Span Categorizer - Labels Prediction

Hello,
I'm having this issue with the spans categorizer. So I'm annotating data with 10 labels and training a model using it. Now whenever I train the model, 4 of these labels always has 0 accuracy. I thought I need to add more data on these labels, but even though I did that nothing changes. I've attached a screenshot of the results.

Capture

Thanks a lot for your help.

Prodigy model: 1.11.5

Hi @hmousa961 ,

To sanity-check, do you have training and evaluation data included for these four labels? If you don't have that many examples and use a random split, you'd end up with few examples to train your model and "detect" those other labels. As an illustration, if you only have one example and the model gets it wrong, you immediately get 0 accuracy.

To help you debug, you can first check for imbalanced data.
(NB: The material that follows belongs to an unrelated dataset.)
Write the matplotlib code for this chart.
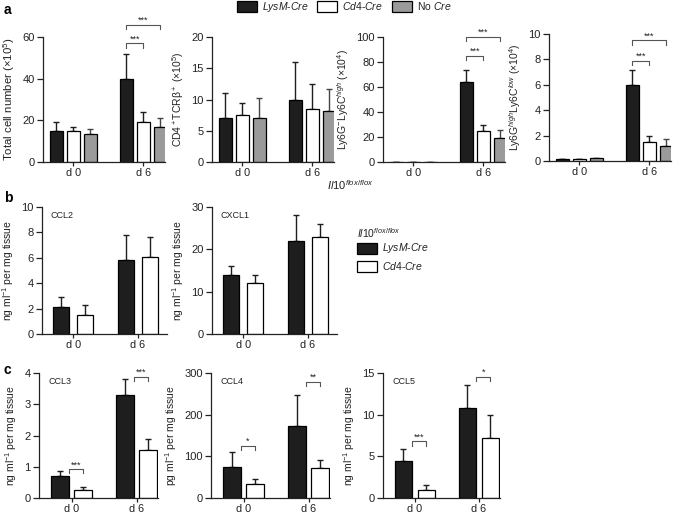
import numpy as np
import matplotlib
matplotlib.use('Agg')
import matplotlib.pyplot as plt
from matplotlib.patches import Rectangle

plt.rcParams['font.family'] = ['Liberation Sans', 'DejaVu Sans']
plt.rcParams['mathtext.fontset'] = 'custom'
plt.rcParams['mathtext.rm'] = 'Liberation Sans'
plt.rcParams['mathtext.it'] = 'Liberation Sans:italic'
plt.rcParams['mathtext.bf'] = 'Liberation Sans:bold'

INK = '#222222'
COLORS = ['#1e1e1e', '#ffffff', '#9a9a9a']
ERRCOL = ['#1e1e1e', '#1e1e1e', '#444444']
groups = ['d 0', 'd 6']
genotypes = ['LysM-Cre', 'Cd4-Cre', 'No Cre']

# row a: three genotypes, (d0, d6)
total_mean = [[15, 40], [15, 19], [13.5, 17]]
total_err = [[4, 12], [2, 5], [2.5, 4]]
cd4_mean = [[7, 10], [7.5, 8.5], [7, 8.2]]
cd4_err = [[4, 6], [2, 4], [3.2, 3.5]]
ly6c_mean = [[0, 64], [0, 25], [0, 19]]
ly6c_err = [[0, 10], [0, 5], [0, 7]]
ly6g_mean = [[0.15, 6], [0.15, 1.5], [0.2, 1.2]]
ly6g_err = [[0.03, 1.2], [0.03, 0.5], [0.06, 0.5]]

# row b / c: two genotypes
ccl2_mean = [[2.1, 5.8], [1.5, 6.1]]
ccl2_err = [[0.8, 2.0], [0.8, 1.5]]
cxcl1_mean = [[14, 22], [12, 23]]
cxcl1_err = [[2, 6], [2, 3]]
ccl3_mean = [[0.7, 3.3], [0.27, 1.55]]
ccl3_err = [[0.15, 0.5], [0.07, 0.35]]
ccl4_mean = [[75, 173], [33, 71]]
ccl4_err = [[35, 75], [12, 21]]
ccl5_mean = [[4.5, 10.8], [1.0, 7.2]]
ccl5_err = [[1.4, 2.8], [0.6, 2.8]]

W, H = 685, 515
fig = plt.figure(figsize=(6.85, 5.15), dpi=100)


def make_ax(left, top, right, bottom):
    return fig.add_axes([left / W, 1 - bottom / H, (right - left) / W, (bottom - top) / H])


def style(ax, ylim, yticks, ylabel, xlim, lsize=7.5):
    ax.set_xlim(*xlim)
    ax.set_ylim(*ylim)
    ax.set_yticks(yticks)
    ax.set_xticks([0, 1])
    ax.set_xticklabels(groups)
    for s in ['top', 'right']:
        ax.spines[s].set_visible(False)
    for s in ['left', 'bottom']:
        ax.spines[s].set_color(INK)
        ax.spines[s].set_linewidth(0.9)
    ax.tick_params(axis='y', length=4, width=0.9, colors=INK, labelsize=8, pad=2)
    ax.tick_params(axis='x', length=3, width=0.9, colors=INK, labelsize=7.8, pad=1)
    ax.set_ylabel(ylabel, fontsize=lsize, color=INK, labelpad=4)


def bars(ax, means, errs, width, step):
    n = len(means)
    offs = (np.arange(n) - (n - 1) / 2) * step
    x = np.arange(2)
    for i in range(n):
        ax.bar(x + offs[i], means[i], width, color=COLORS[i], edgecolor='black',
               linewidth=0.9, zorder=2)
        ax.errorbar(x + offs[i], means[i], yerr=[np.zeros(2), errs[i]], fmt='none',
                    ecolor=ERRCOL[i], elinewidth=1.0, capsize=2.5, capthick=1.0, zorder=1)
    return offs


def bracket(ax, x1, x2, y, h, txt):
    ax.plot([x1, x1, x2, x2], [y - h, y, y, y - h], color='#555555', lw=0.8, clip_on=False)
    ax.text((x1 + x2) / 2, y, txt, ha='center', va='bottom', fontsize=6.5, color=INK)


# ---- row a ----
xa = (-0.43, 1.31)
wa, sa = 0.186, 0.243
a1 = make_ax(43, 37, 165, 162)
o = bars(a1, total_mean, total_err, wa, sa)
style(a1, (0, 60), [0, 20, 40, 60], 'Total cell number (×10$^5$)', xa, 8.2)
bracket(a1, 1 + o[0], 1 + o[1], 57, 2.2, '***')
bracket(a1, 1 + o[0], 1 + o[2], 66, 2.2, '***')

a2 = make_ax(212, 37, 334, 162)
bars(a2, cd4_mean, cd4_err, wa, sa)
style(a2, (0, 20), [0, 5, 10, 15, 20], 'CD4$^+$TCRβ$^+$ (×10$^5$)', xa)

a3 = make_ax(383, 37, 505, 162)
o = bars(a3, ly6c_mean, ly6c_err, wa, sa)
style(a3, (0, 100), [0, 20, 40, 60, 80, 100], 'Ly6G$^{-}$Ly6C$^{high}$ (×10$^4$)', xa)
bracket(a3, 1 + o[0], 1 + o[1], 85, 3.5, '***')
bracket(a3, 1 + o[0], 1 + o[2], 100, 3.5, '***')

a4 = make_ax(549, 34, 671, 161)
o = bars(a4, ly6g_mean, ly6g_err, wa, sa)
style(a4, (0, 10), [0, 2, 4, 6, 8, 10], 'Ly6G$^{high}$Ly6C$^{low}$ (×10$^4$)', xa)
bracket(a4, 1 + o[0], 1 + o[1], 7.9, 0.35, '***')
bracket(a4, 1 + o[0], 1 + o[2], 9.5, 0.35, '***')

# top legend
for px, lab, c in [(237, '$\\mathit{LysM}$-$\\mathit{Cre}$', COLORS[0]),
                   (317, '$\\mathit{Cd4}$-$\\mathit{Cre}$', COLORS[1]),
                   (392, 'No $\\mathit{Cre}$', COLORS[2])]:
    fig.patches.append(Rectangle((px / W, 1 - 12 / H), 20 / W, 11 / H, transform=fig.transFigure,
                                 facecolor=c, edgecolor='black', lw=0.9))
    fig.text((px + 25) / W, 1 - 6.5 / H, lab, fontsize=7.5, va='center', color=INK)

fig.text(350 / W, 1 - 185 / H, '$\\mathit{Il10}^{\\mathit{flox/flox}}$', fontsize=8,
         ha='center', va='center', color=INK)

# ---- row b ----
xb = (-0.48, 1.45)
wb, sb = 0.25, 0.37
b1 = make_ax(42, 207, 167, 334)
bars(b1, ccl2_mean, ccl2_err, wb, sb)
style(b1, (0, 10), [0, 2, 4, 6, 8, 10], 'ng ml$^{-1}$ per mg tissue', xb)
b1.text(0.07, 0.97, 'CCL2', transform=b1.transAxes, fontsize=6.5, va='top', color=INK)

b2 = make_ax(212, 207, 337, 334)
bars(b2, cxcl1_mean, cxcl1_err, wb, sb)
style(b2, (0, 30), [0, 10, 20, 30], 'ng ml$^{-1}$ per mg tissue', xb)
b2.text(0.07, 0.97, 'CXCL1', transform=b2.transAxes, fontsize=6.5, va='top', color=INK)

fig.text(357 / W, 1 - 233 / H, '$\\mathit{Il10}^{\\mathit{flox/flox}}$', fontsize=7.5,
         va='center', color=INK)
for py, lab, c in [(248, '$\\mathit{LysM}$-$\\mathit{Cre}$', COLORS[0]),
                   (266, '$\\mathit{Cd4}$-$\\mathit{Cre}$', COLORS[1])]:
    fig.patches.append(Rectangle((357 / W, 1 - (py + 5.5) / H), 20 / W, 11 / H,
                                 transform=fig.transFigure, facecolor=c, edgecolor='black', lw=0.9))
    fig.text(382 / W, 1 - py / H, lab, fontsize=7.5, va='center', color=INK)

# ---- row c ----
xc = (-0.5, 1.33)
wc, sc = 0.27, 0.36
c1 = make_ax(39, 373, 158, 498)
o = bars(c1, ccl3_mean, ccl3_err, wc, sc)
style(c1, (0, 4), [0, 1, 2, 3, 4], 'ng ml$^{-1}$ per mg tissue', xc)
c1.text(0.08, 0.97, 'CCL3', transform=c1.transAxes, fontsize=6.5, va='top', color=INK)
for g, y in [(0, 0.92), (1, 3.87)]:
    bracket(c1, g + o[0] + wc / 2, g + o[1], y, 0.13, '***')

c2 = make_ax(211, 373, 330, 498)
o = bars(c2, ccl4_mean, ccl4_err, wc, sc)
style(c2, (0, 300), [0, 100, 200, 300], 'pg ml$^{-1}$ per mg tissue', xc)
c2.text(0.08, 0.97, 'CCL4', transform=c2.transAxes, fontsize=6.5, va='top', color=INK)
for g, y, t in [(0, 126, '*'), (1, 279, '**')]:
    bracket(c2, g + o[0] + wc / 2, g + o[1], y, 10, t)

c3 = make_ax(383, 373, 500, 498)
o = bars(c3, ccl5_mean, ccl5_err, wc, sc)
style(c3, (0, 15), [0, 5, 10, 15], 'ng ml$^{-1}$ per mg tissue', xc)
c3.text(0.08, 0.97, 'CCL5', transform=c3.transAxes, fontsize=6.5, va='top', color=INK)
for g, y, t in [(0, 6.8, '***'), (1, 14.5, '*')]:
    bracket(c3, g + o[0] + wc / 2, g + o[1], y, 0.5, t)

# panel letters
for lab, y in [('a', 10), ('b', 198), ('c', 370)]:
    fig.text(4 / W, 1 - y / H, lab, fontsize=10, fontweight='bold', va='center', color='black')

fig.savefig('out.png', dpi=100)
Try running:

python -m spacy debug data path/to/file

and assess if your data distributions are roughly the same.
C.f. https://spacy.io/api/cli#debug-data

Thank you for yor help. I'll check it and let you know if it works.

Yes I do. Its not as much data as for the other labels. But I've been annotating data for these labels. Is there a data threshold for the model to start predicting?

How many instances of these labels do you have in your evaluation data in total? The thing is, if you only have 2 examples and the model gets both wrong, that's an accuracy of 0. If you have 10 examples and it gets 2 wrong, that's 80%. So depending on the number of examples you have, the evaluation can be quite brittle and less representative. Similarly, if you only have very few examples to learn from, the model is more likely to struggle learning a given label.

Okays now I understood the way it works. Thank you so much for the help.